Richard Staub, a professional photographer and set designer, was hired to create the video backdrops for Green Day’s 2009-10 concert tour for their album 21th Century Breakdown. For the song East Jesus Nowhere, Staub used a photo he shot of a Hollywood brick wall covered with graffiti and posters, including a weathered and torn copy of Scream Icon, created by Seltzer in 2003.
Seltzer had taken his image of a screaming and contorted face and made it into posters and stickers. He sold and gave these away and many were plastered on walls in Los Angeles as street art.

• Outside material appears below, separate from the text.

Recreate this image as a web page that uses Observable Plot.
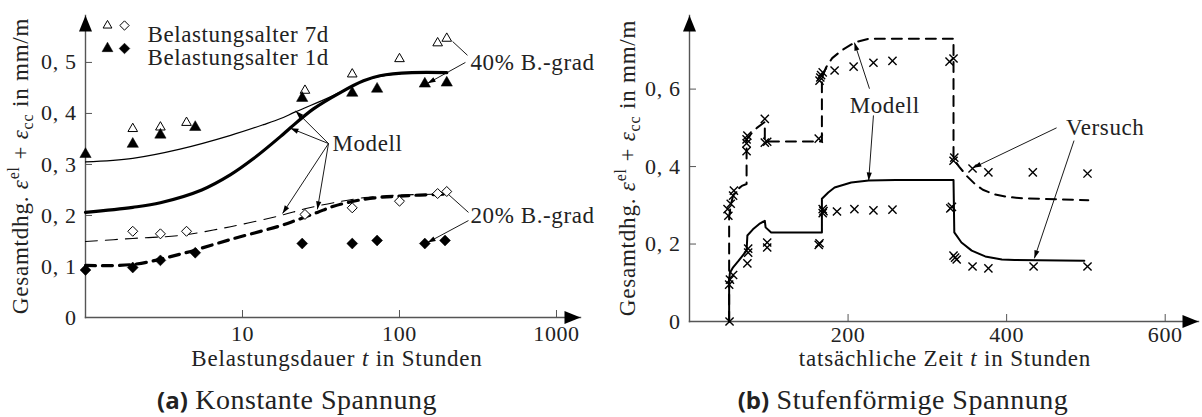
<!DOCTYPE html>
<html>
<head>
<meta charset="utf-8">
<script src="https://cdn.jsdelivr.net/npm/d3@7"></script>
<script src="https://cdn.jsdelivr.net/npm/@observablehq/plot@0.6"></script>
<style>
  html, body { margin:0; padding:0; background:#fff; }
  #wrap { position:relative; width:1202px; height:417px; overflow:hidden; font-family:'Liberation Serif', serif; color:#222; }
  #pa, #pb { position:absolute; top:0; }
  #pa { left:0; } #pb { left:600px; }
  #wrap svg text { letter-spacing: 0.6px; font-family:'Liberation Serif', serif; }
  .lab { position:absolute; white-space:nowrap; font-family:'Liberation Serif', serif; font-size:23px; letter-spacing:0.8px; line-height:1; }
  .ylab { transform: translate(-50%,-50%) rotate(-90deg); }
  .xlab { transform: translate(-50%,-50%); }
  .lab sup, .lab sub { font-size:16px; line-height:0; }
  .cap { position:absolute; white-space:nowrap; font-family:'Liberation Serif', serif; font-size:28px; letter-spacing:0.5px; transform:translate(-50%,-50%); line-height:1; }
  .cap b { font-family:'Open Sans', sans-serif; font-weight:700; font-size:24px; letter-spacing:0; }
</style>
</head>
<body>
<div id="wrap">
  <div id="pa"></div>
  <div id="pb"></div>
  <div class="lab ylab" style="left:20px;top:166px">Gesamtdhg. <i>ε</i><sup>el</sup> + <i>ε</i><sub>cc</sub> in mm/m</div>
  <div class="lab xlab" style="left:337px;top:358px">Belastungsdauer <i>t</i> in Stunden</div>
  <div class="cap" style="left:297px;top:400px"><b>(a)</b> Konstante Spannung</div>
  <div class="lab ylab" style="left:627px;top:168px">Gesamtdhg. <i>ε</i><sup>el</sup> + <i>ε</i><sub>cc</sub> in mm/m</div>
  <div class="lab xlab" style="left:945px;top:358px">tatsächliche Zeit <i>t</i> in Stunden</div>
  <div class="cap" style="left:903px;top:400px"><b>(b)</b> Stufenförmige Spannung</div>
</div>
<script>
// ================= Panel (a): constant stress =================
const xDomainA = [1, 1422];
const yDomainA = [0, 0.592];
const xTicksA = [10, 100, 1000];
const yTicksA = [0, 0.1, 0.2, 0.3, 0.4, 0.5];

// Versuch (measured) points
const tOpen40 = [2, 3, 4.4, 25, 50, 100, 175, 200];               // Belastungsalter 7d, 40 %
const vOpen40 = [0.370, 0.373, 0.382, 0.445, 0.477, 0.507, 0.538, 0.547];
const tFill40 = [1, 2, 3, 5, 24, 50, 72, 145, 200];               // Belastungsalter 1d, 40 %
const vFill40 = [0.320, 0.340, 0.358, 0.373, 0.430, 0.440, 0.448, 0.458, 0.460];
const tOpen20 = [2, 3, 4.4, 25, 50, 100, 175, 200];               // Belastungsalter 7d, 20 %
const vOpen20 = [0.169, 0.164, 0.169, 0.202, 0.215, 0.228, 0.243, 0.247];
const tFill20 = [1, 2, 3, 5, 24, 50, 72, 145, 195];               // Belastungsalter 1d, 20 %
const vFill20 = [0.093, 0.098, 0.112, 0.127, 0.145, 0.145, 0.151, 0.145, 0.151];

// Modell curves
const tModel7d40 = [1, 2, 4, 8.4, 13.6, 17.5, 21.7, 36, 46, 65, 100, 150, 200];
const vModel7d40 = [0.305, 0.312, 0.330, 0.357, 0.378, 0.390, 0.403, 0.432, 0.448, 0.468, 0.478, 0.480, 0.480];
const tModel1d40 = [1, 2, 3, 5.5, 8.4, 11.7, 17.5, 20.2, 28.3, 42, 59, 75, 120, 200];
const vModel1d40 = [0.206, 0.216, 0.225, 0.250, 0.280, 0.311, 0.355, 0.372, 0.409, 0.441, 0.464, 0.474, 0.480, 0.480];
const tModel7d20 = [1, 2, 4, 8.4, 17.5, 25, 38, 60, 100, 200];
const vModel7d20 = [0.149, 0.155, 0.161, 0.178, 0.200, 0.213, 0.225, 0.235, 0.240, 0.242];
const tModel1d20 = [1, 2, 4, 8.4, 17.5, 21.7, 30, 38, 60, 100, 200];
const vModel1d20 = [0.102, 0.104, 0.124, 0.153, 0.180, 0.190, 0.206, 0.218, 0.232, 0.238, 0.242];

// Legend and annotations
const legendLabels = ["Belastungsalter 7d", "Belastungsalter 1d"];
const noteTextA = ["40% B.-grad", "20% B.-grad", "Modell"];
const noteTA = [283, 283, 37.4];
const noteVA = [0.500, 0.200, 0.341];
const arrowA_t1 = [263, 275, 35.3, 35.3, 35.3, 35.3];
const arrowA_v1 = [0.500, 0.190, 0.341, 0.341, 0.341, 0.341];
const arrowA_t2 = [151, 151, 21.8, 20.2, 18, 30];
const arrowA_v2 = [0.459, 0.147, 0.405, 0.371, 0.204, 0.212];
const lineA_t1 = [271, 275];
const lineA_v1 = [0.514, 0.206];
const lineA_t2 = [218, 202];
const lineA_v2 = [0.541, 0.243];

// ================= Panel (b): stepwise stress =================
const xDomainB = [0, 642];
const yDomainB = [0, 0.79];
const xTicksB = [200, 400, 600];
const yTicksB = [0, 0.2, 0.4, 0.6];

const tTest = [50.5, 50, 51, 55, 73, 74, 74, 98, 98, 163, 164, 168, 168, 169, 186, 208, 232, 256, 329, 331, 333, 335, 337, 357, 377, 434, 502,
               49, 48, 52, 55, 56, 72, 72, 72, 73, 95, 95, 98, 163, 164, 165, 166, 168, 183, 207, 232, 256, 328, 333, 333, 334, 357, 377, 433, 502];
const vTest = [0.000, 0.095, 0.108, 0.120, 0.150, 0.178, 0.188, 0.191, 0.204, 0.198, 0.202, 0.280, 0.290, 0.285, 0.284, 0.290, 0.287, 0.289, 0.292, 0.296, 0.170, 0.165, 0.160, 0.142, 0.137, 0.142, 0.142,
               0.273, 0.290, 0.304, 0.325, 0.338, 0.440, 0.460, 0.470, 0.480, 0.523, 0.462, 0.464, 0.472, 0.622, 0.630, 0.636, 0.643, 0.648, 0.658, 0.668, 0.673, 0.671, 0.679, 0.415, 0.423, 0.395, 0.385, 0.385, 0.382];

const tSolid = [50, 50, 51, 55, 62, 72, 73, 80, 88, 95, 96, 103, 167, 167, 175, 183, 204, 226, 260, 333, 334, 343, 356, 373, 394, 410, 498];
const vSolid = [0, 0.106, 0.126, 0.140, 0.157, 0.183, 0.222, 0.238, 0.252, 0.260, 0.243, 0.230, 0.230, 0.317, 0.333, 0.346, 0.359, 0.364, 0.365, 0.365, 0.230, 0.204, 0.183, 0.168, 0.160, 0.159, 0.157];
const tDash = [50, 50, 52, 55, 60, 66, 72, 72, 78, 85, 95, 95, 167, 167, 172, 180, 192, 208, 226, 333, 333, 340, 350, 360, 370, 385, 400, 420, 503];
const vDash = [0, 0.270, 0.300, 0.325, 0.340, 0.350, 0.355, 0.470, 0.485, 0.500, 0.515, 0.465, 0.465, 0.630, 0.655, 0.680, 0.700, 0.720, 0.730, 0.730, 0.420, 0.400, 0.375, 0.355, 0.340, 0.328, 0.322, 0.318, 0.313];

const noteTextB = ["Modell", "Versuch"];
const noteTB = [202, 475];
const noteVB = [0.557, 0.500];
const arrowB_t1 = [227, 232, 463, 485];
const arrowB_v1 = [0.601, 0.532, 0.500, 0.467];
const arrowB_t2 = [208, 226, 358, 435];
const arrowB_v2 = [0.720, 0.364, 0.397, 0.163];

// ================= helpers =================
const rows = (ts, vs) => ts.map((t, i) => ({t, v: vs[i]}));
const notes = (txt, ts, vs) => txt.map((s, i) => ({s, t: ts[i], v: vs[i]}));
const segs = (t1, v1, t2, v2) => t1.map((_, i) => ({t1: t1[i], v1: v1[i], t2: t2[i], v2: v2[i]}));
const fmtTick = d => d === 0 ? "0" : d.toFixed(1).replace(".", ", ");
const arrowHead = { draw(ctx) { ctx.moveTo(0, 0); ctx.lineTo(6.5, 16); ctx.lineTo(-6.5, 16); ctx.closePath(); } };
const AX = "#555";
const baseStyle = "font-family: 'Liberation Serif', serif; font-size: 22px; color: #222; background: transparent; overflow: visible;";

function axisMarks(xTicks, yTicks, xPad) {
  return [
    Plot.axisX({ticks: xTicks, tickSize: -7, tickPadding: xPad, tickFormat: d => String(d), label: null, stroke: AX, fill: "#222", fontSize: 22}),
    Plot.axisY({ticks: yTicks, tickSize: -7, tickPadding: 16, tickFormat: fmtTick, label: null, stroke: AX, fill: "#222", fontSize: 22}),
    Plot.frame({anchor: "left", stroke: AX, strokeWidth: 1.4}),
    Plot.frame({anchor: "bottom", stroke: AX, strokeWidth: 1.4}),
    Plot.dot({length: 1}, {frameAnchor: "top-left", symbol: arrowHead, fill: "black", stroke: "none"}),
    Plot.dot({length: 1}, {frameAnchor: "bottom-right", symbol: arrowHead, rotate: 90, fill: "black", stroke: "none"})
  ];
}

function fixMarkers(svg) {
  svg.querySelectorAll("marker").forEach(m => {
    m.setAttribute("viewBox", "-10 -5 12 10");
    m.setAttribute("markerWidth", 12);
    m.setAttribute("markerHeight", 10);
    m.setAttribute("markerUnits", "userSpaceOnUse");
    m.setAttribute("refX", 0);
    m.setAttribute("refY", 0);
    m.setAttribute("fill", "black");
    m.setAttribute("stroke", "none");
    m.innerHTML = "";
    const p = document.createElementNS("http://www.w3.org/2000/svg", "path");
    p.setAttribute("d", "M-8,-2.6L0,0L-8,2.6Z");
    m.appendChild(p);
  });
}

// ================= Plot (a) =================
const pa = Plot.plot({
  width: 600, height: 370,
  marginLeft: 85, marginRight: 20, marginTop: 15, marginBottom: 53,
  style: baseStyle,
  x: {type: "log", domain: xDomainA},
  y: {domain: yDomainA},
  marks: [
    ...axisMarks(xTicksA, yTicksA, 15),
    Plot.line(rows(tModel7d40, vModel7d40), {x: "t", y: "v", stroke: "black", strokeWidth: 1.2, curve: "catmull-rom"}),
    Plot.line(rows(tModel1d40, vModel1d40), {x: "t", y: "v", stroke: "black", strokeWidth: 3.2, curve: "catmull-rom"}),
    Plot.line(rows(tModel7d20, vModel7d20), {x: "t", y: "v", stroke: "black", strokeWidth: 1.1, strokeDasharray: "12,8", curve: "catmull-rom"}),
    Plot.line(rows(tModel1d20, vModel1d20), {x: "t", y: "v", stroke: "black", strokeWidth: 3.2, strokeDasharray: "10,7", curve: "catmull-rom"}),
    Plot.link(segs(lineA_t1, lineA_v1, lineA_t2, lineA_v2), {x1: "t1", y1: "v1", x2: "t2", y2: "v2", stroke: "black", strokeWidth: 0.9}),
    Plot.link(segs(arrowA_t1, arrowA_v1, arrowA_t2, arrowA_v2), {x1: "t1", y1: "v1", x2: "t2", y2: "v2", stroke: "black", strokeWidth: 0.9, markerEnd: "arrow"}),
    Plot.dot(rows(tOpen40, vOpen40), {x: "t", y: "v", symbol: "triangle2", r: 4.6, fill: "white", stroke: "black", strokeWidth: 1}),
    Plot.dot(rows(tFill40, vFill40), {x: "t", y: "v", symbol: "triangle2", r: 5.4, fill: "black", stroke: "black", strokeWidth: 0.5}),
    Plot.dot(rows(tOpen20, vOpen20), {x: "t", y: "v", symbol: "diamond2", r: 4.5, fill: "white", stroke: "black", strokeWidth: 1}),
    Plot.dot(rows(tFill20, vFill20), {x: "t", y: "v", symbol: "diamond2", r: 4.9, fill: "black", stroke: "black", strokeWidth: 0.5}),
    Plot.text(notes(noteTextA, noteTA, noteVA), {x: "t", y: "v", text: "s", textAnchor: "start", fontSize: 23, fill: "#222"}),
    // legend
    Plot.dot({length: 1}, {frameAnchor: "top-left", dx: 22, dy: 10, symbol: "triangle2", r: 4.2, fill: "white", stroke: "black", strokeWidth: 1}),
    Plot.dot({length: 1}, {frameAnchor: "top-left", dx: 39, dy: 10, symbol: "diamond2", r: 4.2, fill: "white", stroke: "black", strokeWidth: 1}),
    Plot.dot({length: 1}, {frameAnchor: "top-left", dx: 22, dy: 33, symbol: "triangle2", r: 5.2, fill: "black", stroke: "black", strokeWidth: 0.5}),
    Plot.dot({length: 1}, {frameAnchor: "top-left", dx: 39, dy: 33, symbol: "diamond2", r: 4.8, fill: "black", stroke: "black", strokeWidth: 0.5}),
    Plot.text([legendLabels[0]], {frameAnchor: "top-left", dx: 62, dy: 10, textAnchor: "start", fontSize: 23, fill: "#222"}),
    Plot.text([legendLabels[1]], {frameAnchor: "top-left", dx: 62, dy: 33, textAnchor: "start", fontSize: 23, fill: "#222"})
  ]
});
fixMarkers(pa);
document.getElementById("pa").appendChild(pa);

// ================= Plot (b) =================
const pb = Plot.plot({
  width: 602, height: 370,
  marginLeft: 89, marginRight: 4, marginTop: 15, marginBottom: 49,
  style: baseStyle,
  x: {domain: xDomainB},
  y: {domain: yDomainB},
  marks: [
    ...axisMarks(xTicksB, yTicksB, 12),
    Plot.line(rows(tSolid, vSolid), {x: "t", y: "v", stroke: "black", strokeWidth: 2}),
    Plot.line(rows(tDash, vDash), {x: "t", y: "v", stroke: "black", strokeWidth: 2, strokeDasharray: "10,7"}),
    Plot.link(segs(arrowB_t1, arrowB_v1, arrowB_t2, arrowB_v2), {x1: "t1", y1: "v1", x2: "t2", y2: "v2", stroke: "black", strokeWidth: 0.9, markerEnd: "arrow"}),
    Plot.dot(rows(tTest, vTest), {x: "t", y: "v", symbol: "times", r: 3.8, stroke: "black", strokeWidth: 1.4}),
    Plot.text(notes(noteTextB, noteTB, noteVB), {x: "t", y: "v", text: "s", textAnchor: "start", fontSize: 23, fill: "#222"})
  ]
});
fixMarkers(pb);
document.getElementById("pb").appendChild(pb);
</script>
</body>
</html>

In his video, Staub modified his photograph of Scream Icon, adding a large, spray-painted red cross over the screaming face. His video was the backdrop for Green Day concert performances and their 2009 MTV performance. Seltzer learned about and unsuccessfully tried to resolve use of his work. He then registered a copyright in Scream Icon, sent a cease-and-desist letter to Green Day; he sued claiming copyright infringement and Lanham Act violations.
Green Day sought summary judgment and it was granted by a federal district court. The judge there found the video backdrop was a fair use under 17 U.S.C. §107 and that Seltzer had failed to establish trademark rights for his Lanham Act claims. The lower court also granted Green Day’s motion for attorney’s fees of $201,012.50, finding Seltzer’s claim objectively unreasonable.
On appeal, U.S. District Judge Diarmund O’Scannlain agreed. In determining fair-use, the court looked at four factors: (1) the purpose and character of the use; (2) the nature of the copyrighted work; (3) the amount and substantiality of the part used in relation to the copyrighted work as a whole; and (4) the effect of the use on the potential market for or value of the protected work. The court found the four-minute video transformative of the original art. While Scream Icon appears prominently, it is just part of a street-art focused video about religion.
O’Scannlain saw directionless anguish in the screaming face in Seltzer’s original, which as a creative work was entitled to strong protection. But because the artist controlled his work’s first showings, then widely distributed his art, this added to Green Day’s argument of fair use. Further, though the entire image appears in the video, the appellate court saw this as necessary to the piece’s overall transformation — with evidence showing that Green Day’s video backdrop did not perform the same function as the original street art and did not detract its market potential or value.
The appellate court did deem the artist’s litigation reasonable and vacated the district court’s award of attorneys’ fees.